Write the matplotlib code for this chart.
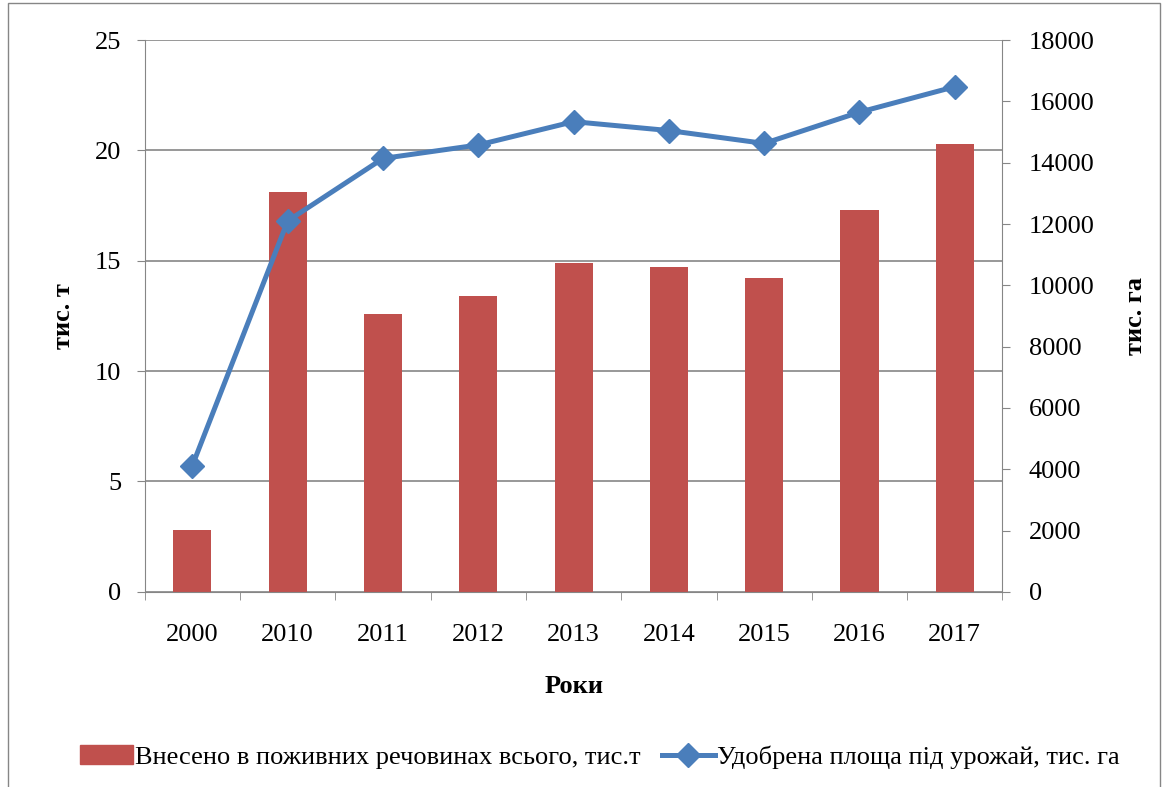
import matplotlib.pyplot as plt
from matplotlib.patches import Rectangle
from matplotlib.lines import Line2D
from matplotlib.patches import Patch

years = ['2000', '2010', '2011', '2012', '2013', '2014', '2015', '2016', '2017']
applied = [2.8, 18.1, 12.6, 13.4, 14.9, 14.7, 14.2, 17.3, 20.3]  # тис. т
area = [4120, 12100, 14140, 14580, 15340, 15050, 14630, 15650, 16480]  # тис. га

bar_label = 'Внесено в поживних речовинах всього, тис.т'
line_label = 'Удобрена площа під урожай, тис. га'

plt.rcParams['font.family'] = ['Liberation Serif', 'DejaVu Serif']

bar_color = '#C0504D'
line_color = '#4A7EBB'
grid_color = '#868686'

fig = plt.figure(figsize=(11.67, 7.87), dpi=100)
ax = fig.add_axes([0.124, 0.248, 0.735, 0.701])
ax2 = ax.twinx()

x = list(range(len(years)))
ax.bar(x, applied, width=0.4, color=bar_color, zorder=2)
ax2.plot(x, area, color=line_color, lw=3.6, marker='D', markersize=12, zorder=3)

ax.set_xlim(-0.5, len(years) - 0.5)
ax.set_ylim(0, 25)
ax.set_yticks(range(0, 26, 5))
ax2.set_ylim(0, 18000)
ax2.set_yticks(range(0, 18001, 2000))

ax.set_xticks(x)
ax.set_xticklabels(years)
ax.set_xticks([i - 0.5 for i in range(len(years) + 1)], minor=True)
ax.tick_params(axis='x', which='major', length=0, pad=23, labelsize=19)
ax.tick_params(axis='x', which='minor', length=6, color=grid_color, direction='out')
ax.tick_params(axis='y', length=6, color=grid_color, labelsize=19, pad=11)
ax2.tick_params(axis='y', length=6, color=grid_color, labelsize=19, pad=13)

ax.yaxis.grid(True, color=grid_color, lw=1.2)
ax.set_axisbelow(True)

for a in (ax, ax2):
    for s in ('top', 'right', 'left'):
        a.spines[s].set_visible(False)
ax.spines['left'].set_visible(True)
ax.spines['left'].set_color(grid_color)
ax.spines['bottom'].set_color(grid_color)
ax2.spines['right'].set_visible(True)
ax2.spines['right'].set_color(grid_color)
ax2.spines['bottom'].set_visible(False)

ax.set_ylabel('тис. т', fontsize=19, fontweight='bold', labelpad=14)
ax2.set_ylabel('тис. га', fontsize=19, fontweight='bold', labelpad=21)
ax.set_xlabel('Роки', fontsize=19, fontweight='bold', labelpad=21)

handles = [Patch(color=bar_color),
           Line2D([], [], color=line_color, lw=3.6, marker='D', markersize=12)]
fig.legend(handles, [bar_label, line_label], loc='center', bbox_to_anchor=(0.514, 0.038),
           ncol=2, frameon=False, fontsize=19, handlelength=2.0, handletextpad=0.1,
           columnspacing=0.8)

fig.patches.append(Rectangle((8 / 1167, -0.1), 1152 / 1167, 1.1 - 3 / 787,
                             transform=fig.transFigure, fill=False,
                             edgecolor=grid_color, lw=1))

fig.savefig('out.png', dpi=100)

··········

> _Task directions_
Transcribe the full listing above exactly, with the images removed.

> _Complete answer_
Write the matplotlib code for this chart.
import matplotlib.pyplot as plt
from matplotlib.patches import Rectangle
from matplotlib.lines import Line2D
from matplotlib.patches import Patch

years = ['2000', '2010', '2011', '2012', '2013', '2014', '2015', '2016', '2017']
applied = [2.8, 18.1, 12.6, 13.4, 14.9, 14.7, 14.2, 17.3, 20.3]  # тис. т
area = [4120, 12100, 14140, 14580, 15340, 15050, 14630, 15650, 16480]  # тис. га

bar_label = 'Внесено в поживних речовинах всього, тис.т'
line_label = 'Удобрена площа під урожай, тис. га'

plt.rcParams['font.family'] = ['Liberation Serif', 'DejaVu Serif']

bar_color = '#C0504D'
line_color = '#4A7EBB'
grid_color = '#868686'

fig = plt.figure(figsize=(11.67, 7.87), dpi=100)
ax = fig.add_axes([0.124, 0.248, 0.735, 0.701])
ax2 = ax.twinx()

x = list(range(len(years)))
ax.bar(x, applied, width=0.4, color=bar_color, zorder=2)
ax2.plot(x, area, color=line_color, lw=3.6, marker='D', markersize=12, zorder=3)

ax.set_xlim(-0.5, len(years) - 0.5)
ax.set_ylim(0, 25)
ax.set_yticks(range(0, 26, 5))
ax2.set_ylim(0, 18000)
ax2.set_yticks(range(0, 18001, 2000))

ax.set_xticks(x)
ax.set_xticklabels(years)
ax.set_xticks([i - 0.5 for i in range(len(years) + 1)], minor=True)
ax.tick_params(axis='x', which='major', length=0, pad=23, labelsize=19)
ax.tick_params(axis='x', which='minor', length=6, color=grid_color, direction='out')
ax.tick_params(axis='y', length=6, color=grid_color, labelsize=19, pad=11)
ax2.tick_params(axis='y', length=6, color=grid_color, labelsize=19, pad=13)

ax.yaxis.grid(True, color=grid_color, lw=1.2)
ax.set_axisbelow(True)

for a in (ax, ax2):
    for s in ('top', 'right', 'left'):
        a.spines[s].set_visible(False)
ax.spines['left'].set_visible(True)
ax.spines['left'].set_color(grid_color)
ax.spines['bottom'].set_color(grid_color)
ax2.spines['right'].set_visible(True)
ax2.spines['right'].set_color(grid_color)
ax2.spines['bottom'].set_visible(False)

ax.set_ylabel('тис. т', fontsize=19, fontweight='bold', labelpad=14)
ax2.set_ylabel('тис. га', fontsize=19, fontweight='bold', labelpad=21)
ax.set_xlabel('Роки', fontsize=19, fontweight='bold', labelpad=21)

handles = [Patch(color=bar_color),
           Line2D([], [], color=line_color, lw=3.6, marker='D', markersize=12)]
fig.legend(handles, [bar_label, line_label], loc='center', bbox_to_anchor=(0.514, 0.038),
           ncol=2, frameon=False, fontsize=19, handlelength=2.0, handletextpad=0.1,
           columnspacing=0.8)

fig.patches.append(Rectangle((8 / 1167, -0.1), 1152 / 1167, 1.1 - 3 / 787,
                             transform=fig.transFigure, fill=False,
                             edgecolor=grid_color, lw=1))

fig.savefig('out.png', dpi=100)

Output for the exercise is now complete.